Chicago | Reuters – U.S. wheat futures fell more than 2 percent on Thursday, with the benchmark December contract on the Chicago Board of Trade hitting its lowest in nine months, as sluggish export demand and a strong dollar prompted fund liquidation, analysts said.
Corn and soybean futures also sank on poor weekly U.S. export sales data coupled with seasonal pressure from the advancing U.S. harvest.
CBOT December wheat settled down 12-1/4 cents at $4.87-1/4 per bushel after dipping to $4.85-1/2, the contract’s lowest level since Jan. 24 and the lowest for a most active wheat contract since mid-July.
CBOT December corn ended down 7-1/4 cents at $3.61 a bushel after hitting a two-week low at $3.60-1/2.
November soybeans fell 8-1/2 cents to $8.41-3/4 a bushel after recording a one-month low at $8.40.
Wheat posted the biggest declines on a percentage basis as strength in the dollar added to concerns about export demand for U.S. supplies. The worries persisted even as the U.S. Department of Agriculture’s weekly U.S. wheat export sales figure, at 442,500 tonnes for the current crop year, was in line with trade expectations.
“It’s still not enough to make a market. Lower prices are all about trying to find demand, and we’re not finding it,” said Tom Fritz, a partner with EFG Group in Chicago.
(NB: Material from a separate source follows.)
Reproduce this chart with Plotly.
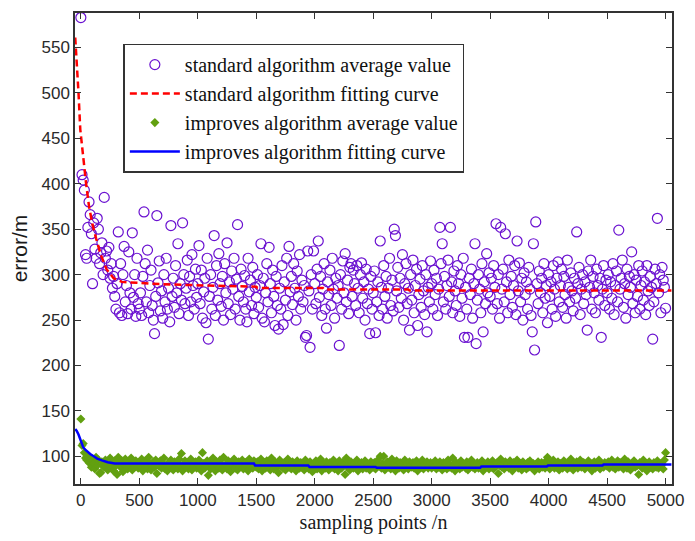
import plotly.graph_objects as go

# ---------------- data ----------------
x_samples = list(range(0, 5001, 10))

standard_avg = [
    583, 410, 404, 393, 322, 318, 352, 380, 366, 345,
    290, 357, 328, 318, 362, 350, 312, 324, 335, 300,
    385, 318, 326, 305, 330, 296, 312, 285, 298, 276,
    262, 290, 347, 258, 312, 255, 300, 331, 270, 288,
    257, 325, 280, 262, 346, 275, 300, 254, 318, 268,
    262, 280, 255, 298, 369, 312, 270, 327, 258, 288,
    305, 266, 250, 235, 276, 365, 291, 315, 260, 282,
    252, 300, 270, 318, 262, 285, 248, 354, 276, 296,
    264, 310, 280, 334, 257, 290, 272, 357, 300, 268,
    285, 316, 255, 298, 270, 322, 288, 262, 306, 275,
    290, 332, 268, 305, 252, 281, 296, 247, 318, 229,
    276, 300, 262, 286, 343, 255, 310, 272, 323, 290,
    265, 298, 250, 312, 280, 335, 268, 292, 256, 304,
    284, 318, 262, 295, 355, 276, 250, 306, 287, 270,
    299, 262, 248, 318, 281, 294, 266, 308, 257, 286,
    275, 300, 264, 288, 334, 252, 296, 248, 280, 312,
    270, 330, 290, 258, 305, 276, 244, 298, 266, 240,
    285, 262, 310, 245, 292, 272, 318, 255, 331, 281,
    298, 267, 312, 285, 250, 304, 276, 322, 262, 294,
    270, 288, 231, 233, 326, 282, 220, 300, 262, 326,
    290, 268, 306, 337, 275, 298, 255, 284, 312, 262,
    241, 292, 278, 305, 266, 318, 284, 252, 296, 274,
    288, 222, 300, 262, 315, 280, 323, 270, 294, 257,
    308, 312, 276, 305, 290, 266, 310, 285, 258, 300,
    313, 274, 292, 250, 306, 268, 284, 235, 298, 262,
    280, 304, 236, 270, 292, 255, 337, 286, 262, 310,
    276, 298, 252, 285, 318, 266, 294, 260, 350, 343,
    282, 308, 264, 296, 274, 322, 250, 290, 312, 268,
    285, 239, 300, 272, 316, 258, 288, 306, 244, 278,
    295, 264, 310, 282, 256, 300, 237, 286, 270, 315,
    290, 262, 305, 278, 296, 255, 284, 352, 312, 334,
    270, 298, 262, 288, 316, 276, 352, 292, 258, 304,
    282, 266, 310, 290, 254, 300, 274, 318, 231, 286,
    262, 231, 296, 278, 306, 252, 290, 334, 224, 272,
    300, 284, 258, 312, 237, 292, 268, 323, 280, 302,
    276, 296, 262, 310, 286, 356, 268, 300, 252, 352,
    284, 306, 270, 345, 292, 258, 316, 278, 298, 264,
    288, 310, 256, 337, 282, 313, 270, 296, 250, 302,
    278, 292, 262, 308, 284, 255, 237, 334, 217, 358,
    290, 268, 304, 280, 296, 258, 312, 274, 288, 247,
    300, 276, 292, 262, 310, 284, 254, 296, 314, 270,
    288, 306, 264, 298, 278, 252, 316, 286, 270, 302,
    282, 260, 296, 274, 347, 290, 308, 256, 284, 300,
    268, 292, 278, 239, 304, 286, 316, 262, 298, 280,
    258, 306, 288, 272, 296, 231, 284, 310, 266, 294,
    280, 300, 262, 292, 274, 312, 256, 288, 304, 270,
    349, 284, 296, 316, 264, 290, 252, 306, 278, 298,
    286, 325, 268, 300, 258, 294, 276, 310, 262, 288,
    304, 272, 292, 256, 310, 282, 266, 298, 286, 229,
    270, 306, 290, 362, 280, 300, 258, 308, 294, 286,
    263,
]

improved_avg = [
    141, 112, 114, 104, 98, 96, 100, 93, 97, 88,
    95, 92, 86, 99, 90, 96, 81, 82, 94, 90,
    88, 96, 92, 85, 91, 98, 87, 93, 84, 95,
    90, 80, 99, 92, 88, 95, 83, 91, 97, 89,
    86, 93, 90, 98, 85, 92, 88, 95, 90, 87,
    93, 89, 97, 84, 91, 95, 88, 86, 99, 92,
    85, 90, 94, 88, 96, 81, 91, 89, 95, 87,
    92, 98, 86, 90, 84, 93, 89, 96, 91, 85,
    94, 88, 92, 86, 97, 90, 103, 84, 91, 95,
    88, 93, 86, 90, 97, 85, 92, 89, 94, 87,
    91, 96, 88, 84, 104, 92, 87, 90, 95, 79,
    93, 86, 91, 98, 88, 84, 94, 90, 87, 96,
    92, 85, 99, 89, 91, 86, 95, 88, 83, 93,
    90, 97, 87, 92, 85, 94, 89, 91, 96, 86,
    88, 93, 90, 84, 97, 89, 92, 87, 95, 90,
    88, 94, 86, 91, 97, 84, 90, 93, 87, 95,
    89, 92, 85, 98, 90, 86, 94, 88, 91, 82,
    96, 89, 92, 87, 93, 85, 90, 97, 88, 91,
    86, 94, 89, 92, 84, 95, 90, 87, 93, 88,
    91, 85, 96, 89, 92, 86, 94, 90, 83, 92,
    89, 95, 86, 91, 88, 97, 84, 92, 90, 87,
    94, 89, 85, 93, 91, 88, 96, 86, 90, 92,
    84, 95, 89, 87, 93, 90, 80, 98, 88, 91,
    85, 94, 90, 87, 92, 89, 96, 84, 91, 88,
    93, 86, 90, 95, 87, 92, 89, 85, 94, 90,
    88, 93, 86, 91, 96, 89, 100, 87, 92, 100,
    85, 90, 94, 88, 91, 86, 97, 89, 92, 84,
    95, 90, 87, 93, 88, 91, 85, 96, 89, 92,
    86, 94, 90, 88, 93, 87, 91, 95, 84, 90,
    92, 88, 96, 86, 91, 89, 94, 87, 90, 93,
    87, 92, 89, 95, 86, 91, 88, 94, 90, 85,
    93, 89, 92, 86, 96, 88, 91, 87, 98, 90,
    84, 93, 89, 91, 86, 95, 88, 92, 90, 87,
    94, 85, 91, 89, 96, 88, 92, 86, 90, 93,
    87, 91, 88, 95, 84, 92, 89, 90, 94, 86,
    91, 88, 95, 86, 92, 89, 93, 81, 90, 97,
    88, 91, 86, 94, 89, 92, 87, 95, 90, 84,
    93, 88, 91, 96, 87, 90, 92, 85, 94, 89,
    91, 86, 93, 88, 95, 90, 87, 92, 84, 91,
    89, 94, 86, 90, 93, 88, 91, 87, 95, 99,
    90, 86, 93, 89, 96, 87, 91, 88, 94, 85,
    92, 90, 87, 95, 89, 91, 86, 93, 88, 97,
    90, 85, 92, 89, 94, 87, 91, 96, 88, 90,
    93, 86, 91, 89, 95, 88, 92, 84, 90, 94,
    87, 91, 89, 96, 86, 92, 90, 88, 93, 91,
    89, 94, 87, 91, 96, 88, 92, 86, 90, 95,
    88, 93, 89, 91, 86, 97, 90, 87, 94, 92,
    85, 91, 89, 95, 88, 92, 90, 80, 93, 91,
    87, 96, 89, 92, 84, 90, 94, 88, 91, 86,
    93, 90, 88, 95, 87, 92, 89, 91, 86, 96,
    104,
]

std_fit_x = [-48, -35, -20, -5, 5, 15, 30, 45, 70, 100, 130, 170, 220, 280, 350,
             450, 600, 800, 1000, 1250, 1500, 1510, 2070, 2080, 2800, 2810, 5050]
std_fit_y = [561, 535, 500, 460, 448, 430, 412, 400, 375, 355, 340, 322, 306, 296, 292,
             291, 290, 289, 288, 287.4, 286.7, 285.3, 285.3, 283.7, 283.5, 282.6, 282.6]

imp_fit_x = [-48, -35, -20, -5, 5, 20, 40, 60, 80, 110, 140, 180, 230, 290, 1480, 1490,
             1945, 1955, 2520, 2530, 3415, 3425, 3985, 3995, 4460, 4470, 5050]
imp_fit_y = [130, 128, 124, 118, 114, 110, 107, 104.5, 102.5, 100, 97.5, 95.5, 93.5, 92,
             92, 90, 90, 88.2, 88.2, 87.3, 87.3, 88.8, 88.8, 89.9, 89.9, 91, 91]

x_ticks = [0, 500, 1000, 1500, 2000, 2500, 3000, 3500, 4000, 4500, 5000]
y_ticks = [100, 150, 200, 250, 300, 350, 400, 450, 500, 550]

# ---------------- figure ----------------
fig = go.Figure()

fig.add_trace(go.Scatter(
    x=x_samples, y=standard_avg, mode="markers",
    name="standard algorithm average value",
    marker=dict(symbol="circle-open", size=10, color="#6A11D0",
                line=dict(width=1.2, color="#6A11D0")),
))
fig.add_trace(go.Scatter(
    x=std_fit_x, y=std_fit_y, mode="lines",
    name="standard algorithm fitting curve",
    line=dict(color="#FF0000", width=2.5, dash="7px,4px"),
))
fig.add_trace(go.Scatter(
    x=x_samples, y=improved_avg, mode="markers",
    name="improves algorithm average value",
    marker=dict(symbol="diamond", size=7, color="#62A010", line=dict(width=0)),
))
fig.add_trace(go.Scatter(
    x=imp_fit_x, y=imp_fit_y, mode="lines",
    name="improves algorithm fitting curve",
    line=dict(color="#0000FF", width=2.5),
))

axis_common = dict(
    showline=True, linecolor="#333333", linewidth=1.5, mirror="ticks",
    ticks="inside", ticklen=6, tickwidth=1.2, tickcolor="#333333",
    showgrid=False, zeroline=False,
    tickfont=dict(family="Liberation Sans, Arial", size=17, color="#2a2a2a"),
)

fig.update_xaxes(
    range=[-50, 5055], tickvals=x_ticks,
    title=dict(text="sampling points /n", standoff=6,
               font=dict(family="Liberation Serif, Times New Roman", size=20, color="#1a1a1a")),
    **axis_common,
)
fig.update_yaxes(
    range=[69.5, 588], tickvals=y_ticks,
    title=dict(text="error/m", standoff=8,
               font=dict(family="Liberation Sans, Arial", size=21, color="#1a1a1a")),
    **axis_common,
)

fig.update_layout(
    width=695, height=541,
    margin=dict(l=75, r=12, t=11, b=52),
    plot_bgcolor="white", paper_bgcolor="white",
    legend=dict(
        x=0.081, y=0.935, xanchor="left", yanchor="top",
        bgcolor="white", bordercolor="#333333", borderwidth=1.5,
        font=dict(family="Liberation Serif, Times New Roman", size=20, color="#111111"),
        itemwidth=50,
    ),
)

fig.write_html("out.html")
Technical selling added to the slide as CBOT December wheat broke below its July low of $4.90, Fritz said, adding: “You are in the process of blowing out every long in there.”
Increased projections of Russia’s grain harvest and export surplus have raised doubts about Russian wheat shipments easing in the short term. After the CBOT close, Egypt’s main state wheat buyer announced an international wheat purchase tender.
Results expected on Friday could offer an indication of global prices. CBOT soybean futures sank after the USDA’s weekly export sales figure, at 212,700 tonnes, fell well below trade expectations for the third week in a row.
“You can’t ignore the fact that the business is absolutely dismal, and has been for three straight weeks,” said Mark Schultz, chief analyst at Minnesota-based Northstar Commodity Investment Co.
U.S. soybean sales have been hobbled by the U.S. trade battle with China, the world’s biggest soy buyer.
Weekly U.S. corn export sales were similarly disappointing at 377,500 tonnes (old and new crop years combined).
“This is a tough pill to swallow today for the farmer,” Schultz said. Producers in the Midwest are busy harvesting crops this week, Schultz and others said, adding to bearish market sentiment.